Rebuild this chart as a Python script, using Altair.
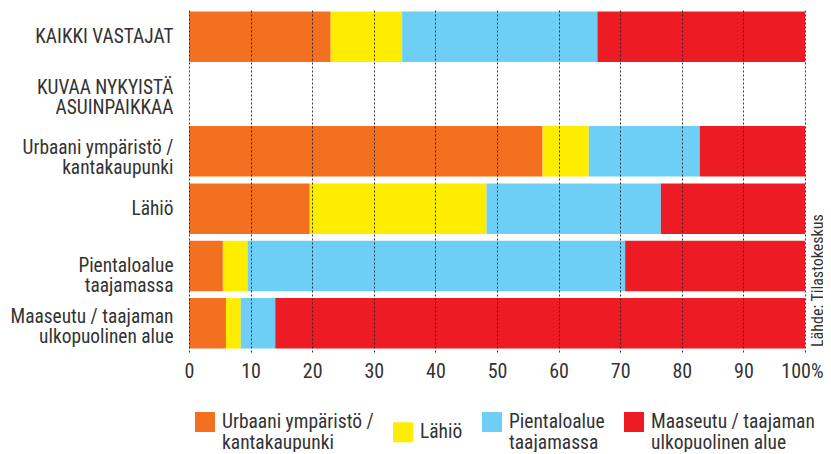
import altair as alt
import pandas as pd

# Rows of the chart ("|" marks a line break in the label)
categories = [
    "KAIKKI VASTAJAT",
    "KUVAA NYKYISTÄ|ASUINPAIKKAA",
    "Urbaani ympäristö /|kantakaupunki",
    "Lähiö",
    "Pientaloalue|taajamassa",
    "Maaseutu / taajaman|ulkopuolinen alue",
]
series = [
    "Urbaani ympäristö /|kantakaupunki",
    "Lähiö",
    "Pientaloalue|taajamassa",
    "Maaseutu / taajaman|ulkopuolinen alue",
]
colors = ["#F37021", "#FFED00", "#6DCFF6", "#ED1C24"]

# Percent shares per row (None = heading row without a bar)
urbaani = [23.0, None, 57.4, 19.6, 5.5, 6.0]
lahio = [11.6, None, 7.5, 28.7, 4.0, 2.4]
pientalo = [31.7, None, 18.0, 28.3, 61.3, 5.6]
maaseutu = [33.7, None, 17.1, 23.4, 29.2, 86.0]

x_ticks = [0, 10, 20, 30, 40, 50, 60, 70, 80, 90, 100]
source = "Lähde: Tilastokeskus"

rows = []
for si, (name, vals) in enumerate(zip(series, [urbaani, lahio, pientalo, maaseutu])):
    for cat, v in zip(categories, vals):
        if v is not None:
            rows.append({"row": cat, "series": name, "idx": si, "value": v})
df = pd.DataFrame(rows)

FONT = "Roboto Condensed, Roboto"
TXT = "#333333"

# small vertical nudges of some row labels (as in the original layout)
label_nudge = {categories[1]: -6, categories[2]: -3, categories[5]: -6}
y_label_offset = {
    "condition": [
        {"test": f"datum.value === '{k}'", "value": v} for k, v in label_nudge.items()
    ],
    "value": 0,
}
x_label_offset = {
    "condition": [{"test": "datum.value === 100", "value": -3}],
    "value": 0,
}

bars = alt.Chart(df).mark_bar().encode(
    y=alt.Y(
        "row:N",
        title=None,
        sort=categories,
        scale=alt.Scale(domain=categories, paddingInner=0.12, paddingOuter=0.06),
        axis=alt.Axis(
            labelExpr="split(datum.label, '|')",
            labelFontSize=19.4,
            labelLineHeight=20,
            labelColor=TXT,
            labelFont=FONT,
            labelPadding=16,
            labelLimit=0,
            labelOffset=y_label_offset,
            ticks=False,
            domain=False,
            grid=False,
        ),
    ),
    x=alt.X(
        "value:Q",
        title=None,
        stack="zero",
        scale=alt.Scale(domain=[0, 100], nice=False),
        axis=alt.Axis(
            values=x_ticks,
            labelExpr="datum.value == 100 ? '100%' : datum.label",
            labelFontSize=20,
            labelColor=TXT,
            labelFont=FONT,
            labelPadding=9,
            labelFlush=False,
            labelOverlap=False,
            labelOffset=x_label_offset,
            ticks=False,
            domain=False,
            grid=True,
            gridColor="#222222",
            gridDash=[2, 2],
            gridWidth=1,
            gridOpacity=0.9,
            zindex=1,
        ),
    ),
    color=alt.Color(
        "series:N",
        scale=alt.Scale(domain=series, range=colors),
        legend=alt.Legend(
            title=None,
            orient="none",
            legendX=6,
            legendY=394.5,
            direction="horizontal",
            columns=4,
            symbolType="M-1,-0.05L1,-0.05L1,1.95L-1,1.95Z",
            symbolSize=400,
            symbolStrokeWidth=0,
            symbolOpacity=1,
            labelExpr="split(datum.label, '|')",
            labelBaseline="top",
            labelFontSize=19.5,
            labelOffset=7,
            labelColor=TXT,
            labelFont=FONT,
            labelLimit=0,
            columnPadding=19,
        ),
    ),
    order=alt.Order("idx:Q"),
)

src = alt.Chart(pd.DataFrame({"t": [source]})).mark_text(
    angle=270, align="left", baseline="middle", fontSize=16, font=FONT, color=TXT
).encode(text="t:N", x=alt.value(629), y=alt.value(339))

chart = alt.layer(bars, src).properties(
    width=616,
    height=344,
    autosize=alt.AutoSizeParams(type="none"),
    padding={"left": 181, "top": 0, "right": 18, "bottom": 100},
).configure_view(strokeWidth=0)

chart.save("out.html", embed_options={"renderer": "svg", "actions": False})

------------------------------------------------

SHORT EXERCISE » Pictures are excluded; output everything else in the data verbatim.

RESPONSE »
Rebuild this chart as a Python script, using Altair.
import altair as alt
import pandas as pd

# Rows of the chart ("|" marks a line break in the label)
categories = [
    "KAIKKI VASTAJAT",
    "KUVAA NYKYISTÄ|ASUINPAIKKAA",
    "Urbaani ympäristö /|kantakaupunki",
    "Lähiö",
    "Pientaloalue|taajamassa",
    "Maaseutu / taajaman|ulkopuolinen alue",
]
series = [
    "Urbaani ympäristö /|kantakaupunki",
    "Lähiö",
    "Pientaloalue|taajamassa",
    "Maaseutu / taajaman|ulkopuolinen alue",
]
colors = ["#F37021", "#FFED00", "#6DCFF6", "#ED1C24"]

# Percent shares per row (None = heading row without a bar)
urbaani = [23.0, None, 57.4, 19.6, 5.5, 6.0]
lahio = [11.6, None, 7.5, 28.7, 4.0, 2.4]
pientalo = [31.7, None, 18.0, 28.3, 61.3, 5.6]
maaseutu = [33.7, None, 17.1, 23.4, 29.2, 86.0]

x_ticks = [0, 10, 20, 30, 40, 50, 60, 70, 80, 90, 100]
source = "Lähde: Tilastokeskus"

rows = []
for si, (name, vals) in enumerate(zip(series, [urbaani, lahio, pientalo, maaseutu])):
    for cat, v in zip(categories, vals):
        if v is not None:
            rows.append({"row": cat, "series": name, "idx": si, "value": v})
df = pd.DataFrame(rows)

FONT = "Roboto Condensed, Roboto"
TXT = "#333333"

# small vertical nudges of some row labels (as in the original layout)
label_nudge = {categories[1]: -6, categories[2]: -3, categories[5]: -6}
y_label_offset = {
    "condition": [
        {"test": f"datum.value === '{k}'", "value": v} for k, v in label_nudge.items()
    ],
    "value": 0,
}
x_label_offset = {
    "condition": [{"test": "datum.value === 100", "value": -3}],
    "value": 0,
}

bars = alt.Chart(df).mark_bar().encode(
    y=alt.Y(
        "row:N",
        title=None,
        sort=categories,
        scale=alt.Scale(domain=categories, paddingInner=0.12, paddingOuter=0.06),
        axis=alt.Axis(
            labelExpr="split(datum.label, '|')",
            labelFontSize=19.4,
            labelLineHeight=20,
            labelColor=TXT,
            labelFont=FONT,
            labelPadding=16,
            labelLimit=0,
            labelOffset=y_label_offset,
            ticks=False,
            domain=False,
            grid=False,
        ),
    ),
    x=alt.X(
        "value:Q",
        title=None,
        stack="zero",
        scale=alt.Scale(domain=[0, 100], nice=False),
        axis=alt.Axis(
            values=x_ticks,
            labelExpr="datum.value == 100 ? '100%' : datum.label",
            labelFontSize=20,
            labelColor=TXT,
            labelFont=FONT,
            labelPadding=9,
            labelFlush=False,
            labelOverlap=False,
            labelOffset=x_label_offset,
            ticks=False,
            domain=False,
            grid=True,
            gridColor="#222222",
            gridDash=[2, 2],
            gridWidth=1,
            gridOpacity=0.9,
            zindex=1,
        ),
    ),
    color=alt.Color(
        "series:N",
        scale=alt.Scale(domain=series, range=colors),
        legend=alt.Legend(
            title=None,
            orient="none",
            legendX=6,
            legendY=394.5,
            direction="horizontal",
            columns=4,
            symbolType="M-1,-0.05L1,-0.05L1,1.95L-1,1.95Z",
            symbolSize=400,
            symbolStrokeWidth=0,
            symbolOpacity=1,
            labelExpr="split(datum.label, '|')",
            labelBaseline="top",
            labelFontSize=19.5,
            labelOffset=7,
            labelColor=TXT,
            labelFont=FONT,
            labelLimit=0,
            columnPadding=19,
        ),
    ),
    order=alt.Order("idx:Q"),
)

src = alt.Chart(pd.DataFrame({"t": [source]})).mark_text(
    angle=270, align="left", baseline="middle", fontSize=16, font=FONT, color=TXT
).encode(text="t:N", x=alt.value(629), y=alt.value(339))

chart = alt.layer(bars, src).properties(
    width=616,
    height=344,
    autosize=alt.AutoSizeParams(type="none"),
    padding={"left": 181, "top": 0, "right": 18, "bottom": 100},
).configure_view(strokeWidth=0)

chart.save("out.html", embed_options={"renderer": "svg", "actions": False})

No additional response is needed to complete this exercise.